ドライバー誌の活版ページで見た東京・西麻布の「青山ピットイン」、少し前に惜しくもお店をたたんでしまった調布の「カンナム」などは足しげく通った僕の〝聖地〟の広告だった。
で、どうしてそこが〝聖地〟だったかというと、普通ではあまり手に入らない海外のパーツを取り扱っていたから。青山ピットインで、ジャガーが装着していたメッキの砲弾型のミラーが手に入るというので勇んで駆けつけ、自分のクルマ(その時はいすゞ117クーペだった)に取り付けてご満悦だったことなどはいい思い出だ。
「クルマとオーナーは国産だけど付けているパーツはほとんど外車だね…」とショップに出かけるのに付き合わせた友人たちからはそう言われ、苦笑されたもの。
けれど、カー・グラフィックやモーターファンの広告ページに仕込まれた僕の理想は高く、もちろん日本のブランド、パーツにも優れたものがいくらでもあったから申し訳なかったが、ひたすら輸入モノに目を向けていた。
117クーペに自分で選んで組み合わせたのは、アルミホイールはカンパニョーロ・エレクトロン101(写真のホイール)と最後まで迷った末に選んだクロモドラAタイプ(フェラーリなどでおなじみの星形デザイン)、タイヤはミシュランXVSやピレリCN36、ダンパーはコニ、ヘッドランプはマーシャル、ステアリングはナルディ(ウッドと黒スポークのレザーの2本)。
まだドアミラーが認可前だったが、フェンダーミラーの穴埋めをしてもらい、ビタローニやE21型初代BMW3シリーズと同じドアミラーなども付けた。
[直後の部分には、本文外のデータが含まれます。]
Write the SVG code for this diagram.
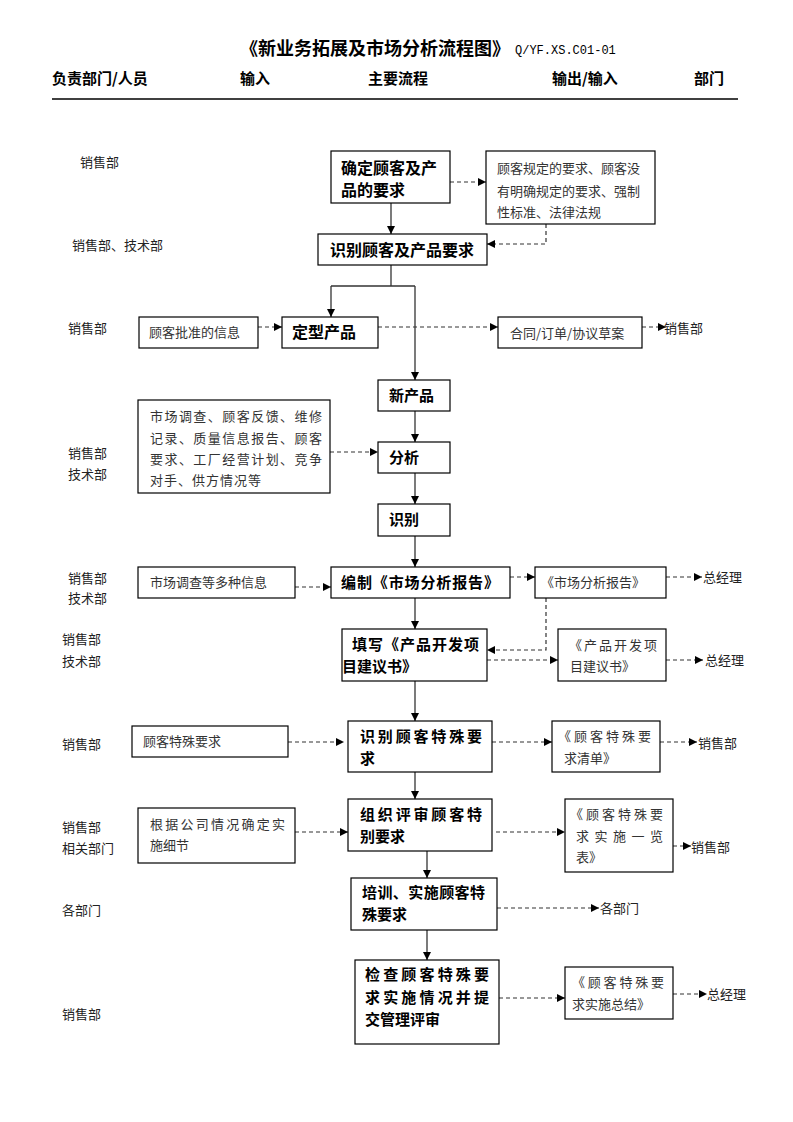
<svg xmlns="http://www.w3.org/2000/svg" width="793" height="1122" viewBox="0 0 793 1122">
<defs>
<marker id="ah" markerUnits="userSpaceOnUse" markerWidth="9" markerHeight="9" refX="8" refY="4" orient="auto"><path d="M0,0 L8,4 L0,8 z" fill="#000"/></marker>
<style>
.bx{fill:#fff;stroke:#000;stroke-width:1.2}
.t{font-family:"Noto Sans CJK SC","Liberation Serif",serif;font-size:13px;fill:#333}
.lb{font-family:"Noto Sans CJK SC","Liberation Serif",serif;font-size:13px;fill:#222}
.b{font-family:"Noto Sans CJK SC","Liberation Sans",sans-serif;font-size:15px;font-weight:bold;fill:#000}
.h{font-family:"Noto Sans CJK SC","Liberation Sans",sans-serif;font-size:15px;font-weight:bold;fill:#000}
.sl{fill:none;stroke:#333;stroke-width:1.3}
.dl{fill:none;stroke:#333;stroke-width:1.2;stroke-dasharray:4,3}
</style>
</defs>
<rect width="793" height="1122" fill="#fff"/>
<g id="header">
<text x="240" y="55" class="h" style="font-size:18px">《新业务拓展及市场分析流程图》</text>
<text x="515" y="54" style="font-family:'Liberation Mono',monospace;font-size:12px;fill:#000">Q/YF.XS.C01-01</text>
<text x="52" y="84" class="h">负责部门/人员</text>
<text x="240" y="84" class="h">输入</text>
<text x="368" y="84" class="h">主要流程</text>
<text x="552" y="84" class="h">输出/输入</text>
<text x="694" y="84" class="h">部门</text>
<line x1="52" y1="99" x2="738" y2="99" stroke="#000" stroke-width="1.3"/>
</g>
<g id="labels">
<text x="80" y="167" class="lb">销售部</text>
<text x="72" y="250" class="lb">销售部、技术部</text>
<text x="68" y="333" class="lb">销售部</text>
<text x="68" y="458" class="lb">销售部</text>
<text x="68" y="479" class="lb">技术部</text>
<text x="68" y="583" class="lb">销售部</text>
<text x="68" y="603" class="lb">技术部</text>
<text x="62" y="644" class="lb">销售部</text>
<text x="62" y="666" class="lb">技术部</text>
<text x="62" y="749" class="lb">销售部</text>
<text x="62" y="832" class="lb">销售部</text>
<text x="62" y="853" class="lb">相关部门</text>
<text x="62" y="915" class="lb">各部门</text>
<text x="62" y="1019" class="lb">销售部</text>
</g>
<g id="connectors">
<line x1="391" y1="203" x2="391" y2="234" class="sl" marker-end="url(#ah)"/>
<line x1="450" y1="182" x2="486" y2="182" class="dl" marker-end="url(#ah)"/>
<polyline points="546,224 546,244 487,244" class="dl" marker-end="url(#ah)"/>
<line x1="391" y1="265" x2="391" y2="286" class="sl"/>
<line x1="331" y1="286" x2="415" y2="286" class="sl"/>
<line x1="331" y1="286" x2="331" y2="317" class="sl" marker-end="url(#ah)"/>
<line x1="415" y1="286" x2="415" y2="380" class="sl" marker-end="url(#ah)"/>
<line x1="258" y1="327" x2="282" y2="327" class="dl" marker-end="url(#ah)"/>
<line x1="378" y1="327" x2="498" y2="327" class="dl" marker-end="url(#ah)"/>
<line x1="642" y1="327" x2="666" y2="327" class="dl" marker-end="url(#ah)"/>
<line x1="415" y1="411" x2="415" y2="442" class="sl" marker-end="url(#ah)"/>
<line x1="330" y1="452" x2="378" y2="452" class="dl" marker-end="url(#ah)"/>
<line x1="415" y1="473" x2="415" y2="504" class="sl" marker-end="url(#ah)"/>
<line x1="415" y1="536" x2="415" y2="567" class="sl" marker-end="url(#ah)"/>
<line x1="295" y1="587" x2="331" y2="587" class="dl" marker-end="url(#ah)"/>
<line x1="510" y1="577" x2="535" y2="577" class="dl" marker-end="url(#ah)"/>
<line x1="666" y1="577" x2="702" y2="577" class="dl" marker-end="url(#ah)"/>
<polyline points="546,598 546,650 487,650" class="dl" marker-end="url(#ah)"/>
<line x1="415" y1="598" x2="415" y2="629" class="sl" marker-end="url(#ah)"/>
<line x1="487" y1="660" x2="558" y2="660" class="dl" marker-end="url(#ah)"/>
<line x1="666" y1="660" x2="703" y2="660" class="dl" marker-end="url(#ah)"/>
<line x1="415" y1="681" x2="415" y2="721" class="sl" marker-end="url(#ah)"/>
<line x1="288" y1="742" x2="344" y2="742" class="dl" marker-end="url(#ah)"/>
<line x1="492" y1="742" x2="552" y2="742" class="dl" marker-end="url(#ah)"/>
<line x1="660" y1="742" x2="697" y2="742" class="dl" marker-end="url(#ah)"/>
<line x1="415" y1="772" x2="415" y2="799" class="sl" marker-end="url(#ah)"/>
<line x1="295" y1="832" x2="348" y2="832" class="dl" marker-end="url(#ah)"/>
<line x1="496" y1="832" x2="565" y2="832" class="dl" marker-end="url(#ah)"/>
<line x1="673" y1="846" x2="691" y2="846" class="dl" marker-end="url(#ah)"/>
<line x1="427" y1="851" x2="427" y2="878" class="sl" marker-end="url(#ah)"/>
<line x1="497" y1="908" x2="599" y2="908" class="dl" marker-end="url(#ah)"/>
<line x1="427" y1="930" x2="427" y2="960" class="sl" marker-end="url(#ah)"/>
<line x1="499" y1="998" x2="565" y2="998" class="dl" marker-end="url(#ah)"/>
<line x1="673" y1="994" x2="707" y2="994" class="dl" marker-end="url(#ah)"/>
</g>
<g id="n1"><rect x="331" y="151" width="119" height="52" class="bx"/><text x="341" y="174" class="b" style="font-size:16px">确定顾客及产</text><text x="341" y="196" class="b" style="font-size:16px">品的要求</text></g>
<g id="n2"><rect x="486" y="151" width="169" height="73" class="bx"/><text x="497" y="173" class="t">顾客规定的要求、顾客没</text><text x="497" y="196" class="t">有明确规定的要求、强制</text><text x="497" y="217" class="t">性标准、法律法规</text></g>
<g id="n3"><rect x="318" y="234" width="169" height="31" class="bx"/><text x="330" y="256" class="b" style="font-size:16px">识别顾客及产品要求</text></g>
<g id="n4"><rect x="139" y="317" width="119" height="31" class="bx"/><text x="149" y="337" class="t">顾客批准的信息</text></g>
<g id="n5"><rect x="282" y="317" width="96" height="31" class="bx"/><text x="292" y="338" class="b" style="font-size:16px">定型产品</text></g>
<g id="n6"><rect x="498" y="317" width="144" height="31" class="bx"/><text x="510" y="338" class="t">合同/订单/协议草案</text></g>
<text x="664" y="333" class="lb">销售部</text>
<g id="n7"><rect x="378" y="380" width="72" height="31" class="bx"/><text x="389" y="401" class="b">新产品</text></g>
<g id="n8"><rect x="138" y="400" width="192" height="93" class="bx"/>
<text x="150" y="421" class="t" textLength="172" lengthAdjust="spacing">市场调查、顾客反馈、维修</text>
<text x="150" y="443" class="t" textLength="172" lengthAdjust="spacing">记录、质量信息报告、顾客</text>
<text x="150" y="464" class="t" textLength="172" lengthAdjust="spacing">要求、工厂经营计划、竞争</text>
<text x="150" y="485" class="t" textLength="111" lengthAdjust="spacing">对手、供方情况等</text></g>
<g id="n9"><rect x="378" y="442" width="72" height="31" class="bx"/><text x="389" y="463" class="b">分析</text></g>
<g id="n10"><rect x="378" y="504" width="72" height="32" class="bx"/><text x="389" y="525" class="b">识别</text></g>
<g id="n11"><rect x="138" y="567" width="157" height="31" class="bx"/><text x="150" y="587" class="t">市场调查等多种信息</text></g>
<g id="n12"><rect x="331" y="567" width="179" height="31" class="bx"/><text x="341" y="588" class="b" textLength="158" lengthAdjust="spacing">编制《市场分析报告》</text></g>
<g id="n13"><rect x="535" y="567" width="131" height="31" class="bx"/><text x="541" y="587" class="t">《市场分析报告》</text></g>
<text x="703" y="582" class="lb">总经理</text>
<g id="n14"><rect x="342" y="629" width="145" height="52" class="bx"/><text x="352" y="650" class="b" textLength="127" lengthAdjust="spacing">填写《产品开发项</text><text x="342" y="672" class="b">目建议书》</text></g>
<g id="n15"><rect x="558" y="629" width="108" height="52" class="bx"/><text x="569" y="650" class="t" textLength="88" lengthAdjust="spacing">《产品开发项</text><text x="570" y="671" class="t">目建议书》</text></g>
<text x="705" y="665" class="lb">总经理</text>
<g id="n16"><rect x="132" y="726" width="156" height="31" class="bx"/><text x="143" y="746" class="t">顾客特殊要求</text></g>
<g id="n17"><rect x="348" y="721" width="144" height="51" class="bx"/><text x="360" y="742" class="b" textLength="122" lengthAdjust="spacing">识别顾客特殊要</text><text x="360" y="764" class="b">求</text></g>
<g id="n18"><rect x="552" y="721" width="108" height="51" class="bx"/><text x="558" y="741" class="t" textLength="93" lengthAdjust="spacing">《顾客特殊要</text><text x="564" y="763" class="t">求清单》</text></g>
<text x="698" y="748" class="lb">销售部</text>
<g id="n19"><rect x="138" y="808" width="157" height="55" class="bx"/><text x="150" y="829" class="t" textLength="135" lengthAdjust="spacing">根据公司情况确定实</text><text x="150" y="850" class="t">施细节</text></g>
<g id="n20"><rect x="348" y="799" width="144" height="52" class="bx"/><text x="360" y="820" class="b" textLength="122" lengthAdjust="spacing">组织评审顾客特</text><text x="360" y="842" class="b">别要求</text></g>
<g id="n21"><rect x="565" y="799" width="108" height="73" class="bx"/><text x="570" y="819" class="t" textLength="93" lengthAdjust="spacing">《顾客特殊要</text><text x="576" y="841" class="t" textLength="87" lengthAdjust="spacing">求实施一览</text><text x="576" y="862" class="t">表》</text></g>
<text x="691" y="852" class="lb">销售部</text>
<g id="n22"><rect x="351" y="878" width="146" height="52" class="bx"/><text x="362" y="898" class="b" textLength="123" lengthAdjust="spacing">培训、实施顾客特</text><text x="362" y="920" class="b">殊要求</text></g>
<text x="600" y="913" class="lb">各部门</text>
<g id="n23"><rect x="355" y="960" width="144" height="84" class="bx"/><text x="365" y="980" class="b" textLength="124" lengthAdjust="spacing">检查顾客特殊要</text><text x="365" y="1003" class="b" textLength="124" lengthAdjust="spacing">求实施情况并提</text><text x="365" y="1025" class="b">交管理评审</text></g>
<g id="n24"><rect x="565" y="967" width="108" height="52" class="bx"/><text x="572" y="987" class="t" textLength="92" lengthAdjust="spacing">《顾客特殊要</text><text x="572" y="1009" class="t">求实施总结》</text></g>
<text x="707" y="999" class="lb">总经理</text>
</svg>
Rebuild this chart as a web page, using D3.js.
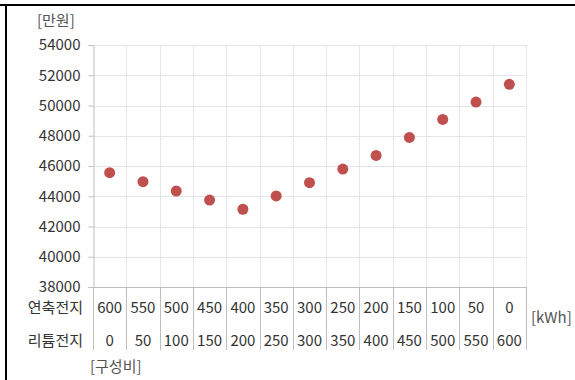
<!DOCTYPE html>
<html>
<head>
<meta charset="utf-8">
<script src="https://cdn.jsdelivr.net/npm/d3@7"></script>
<style>
  html, body { margin: 0; padding: 0; background: #fff; }
</style>
</head>
<body>
<script>
const width = 575;
const height = 380;
const fontFamily = `"Noto Sans CJK KR", "Noto Sans", sans-serif`;
const fontSize = 15;

// 구성비 (kWh)
const leadAcid = [600, 550, 500, 450, 400, 350, 300, 250, 200, 150, 100, 50, 0];
const lithium = [0, 50, 100, 150, 200, 250, 300, 350, 400, 450, 500, 550, 600];
// 비용 (만원)
const cost = [45560, 44960, 44340, 43750, 43140, 44020, 44900, 45800, 46700, 47890, 49080, 50230, 51400];
const yTicks = [38000, 40000, 42000, 44000, 46000, 48000, 50000, 52000, 54000];
const rowLabels = ["연축전지", "리튬전지"];

const plot = { left: 93, right: 526, top: 45, bottom: 287 };
const tableBottom = 350;

const svg = d3
  .select("body")
  .append("svg")
  .attr("width", width)
  .attr("height", height)
  .attr("font-family", fontFamily);

svg.append("rect").attr("width", width).attr("height", height).attr("fill", "#fff");

// frame (top + left edge only, as in the source image)
svg.append("rect").attr("x", 0).attr("y", 4).attr("width", width).attr("height", 2).attr("fill", "#000");
svg.append("rect").attr("x", 5).attr("y", 4).attr("width", 2).attr("height", height).attr("fill", "#000");

const x = d3
  .scaleBand()
  .domain(d3.range(cost.length))
  .range([plot.left, plot.right]);

const y = d3.scaleLinear().domain([38000, 54000]).range([plot.bottom, plot.top]);

const grid = svg.append("g").attr("id", "grid").attr("stroke", "#e4e6ee").attr("stroke-width", 1);

grid
  .selectAll(".hgrid")
  .data(yTicks.filter((d) => d !== 38000))
  .enter()
  .append("line")
  .attr("x1", plot.left)
  .attr("x2", plot.right)
  .attr("y1", (d) => Math.round(y(d)) + 0.5)
  .attr("y2", (d) => Math.round(y(d)) + 0.5);

const bounds = d3.range(cost.length + 1).map((i) => plot.left + i * x.bandwidth());

grid
  .selectAll(".vgrid")
  .data(bounds.slice(1))
  .enter()
  .append("line")
  .attr("x1", (d) => Math.round(d) + 0.5)
  .attr("x2", (d) => Math.round(d) + 0.5)
  .attr("y1", plot.top)
  .attr("y2", plot.bottom);

// y axis
const yAxis = svg
  .append("g")
  .attr("transform", `translate(${plot.left + 0.5},0)`)
  .call(d3.axisLeft(y).tickValues(yTicks).tickSize(5).tickPadding(8).tickFormat(d3.format("d")));

yAxis.select(".domain").attr("stroke", "#bfbfbf");
yAxis.selectAll(".tick line").attr("stroke", "#bfbfbf");
yAxis
  .selectAll(".tick text")
  .attr("fill", "#333")
  .attr("font-size", fontSize)
  .attr("font-family", fontFamily);

// table under the axis
const table = svg.append("g").attr("id", "table").attr("stroke", "#bfbfbf");

table
  .append("line")
  .attr("x1", plot.left - 5)
  .attr("x2", plot.right)
  .attr("y1", plot.bottom + 0.5)
  .attr("y2", plot.bottom + 0.5);

table
  .selectAll(".sep")
  .data(bounds)
  .enter()
  .append("line")
  .attr("x1", (d) => Math.round(d) + 0.5)
  .attr("x2", (d) => Math.round(d) + 0.5)
  .attr("y1", plot.bottom)
  .attr("y2", tableBottom);

const rows = [leadAcid, lithium];
const rowY = [308, 341];

rows.forEach((row, r) => {
  svg
    .append("g")
    .attr("font-size", fontSize)
    .attr("fill", "#333")
    .attr("text-anchor", "middle")
    .selectAll("text")
    .data(row)
    .enter()
    .append("text")
    .attr("x", (d, i) => x(i) + x.bandwidth() / 2)
    .attr("y", rowY[r])
    .attr("dy", "0.35em")
    .text((d) => d);
});

svg
  .append("g")
  .attr("font-size", fontSize)
  .attr("fill", "#333")
  .attr("text-anchor", "end")
  .selectAll("text")
  .data(rowLabels)
  .enter()
  .append("text")
  .attr("x", 83)
  .attr("y", (d, i) => rowY[i])
  .attr("dy", "0.35em")
  .text((d) => d);

// unit labels
const units = svg.append("g").attr("font-size", fontSize).attr("fill", "#555");
units.append("text").attr("x", 37).attr("y", 21).attr("dy", "0.35em").text("[만원]");
units.append("text").attr("x", 531).attr("y", 318).attr("dy", "0.35em").text("[kWh]");
units.append("text").attr("x", 90).attr("y", 367).attr("dy", "0.35em").text("[구성비]");

// points
svg
  .append("g")
  .attr("id", "points")
  .selectAll("circle")
  .data(cost)
  .enter()
  .append("circle")
  .attr("cx", (d, i) => x(i) + x.bandwidth() / 2)
  .attr("cy", (d) => y(d))
  .attr("r", 5.5)
  .attr("fill", "#c0504d");
</script>
</body>
</html>
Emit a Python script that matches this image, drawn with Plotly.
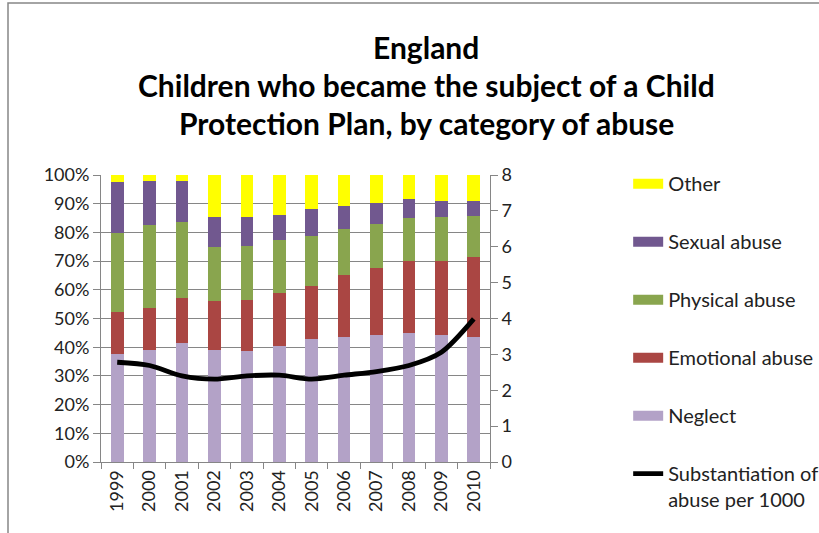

レカロシートは、クルマの雰囲気を壊しすぎるので手を出さなかった。
今はたいていのものが手に入る反面、エアバッグ付きのステアリングは交換できないなど寂しい気もする。
昔はクルマ好きであればあるほど〝吊るし〟では乗らず、自分流に(今でいうカスタマイズ)仕立てて楽しんだものだ。もちろん、見た目だけでなく、クルマ自身の性能アップも大事な目的のひとつだった。
ヘッドランプを暗いシールドビームからマーシャルのハロゲンに自分で交換、夜になって山道に走りに行き「何て明るいんだろう」と感動した時の記憶は今でも鮮明だ。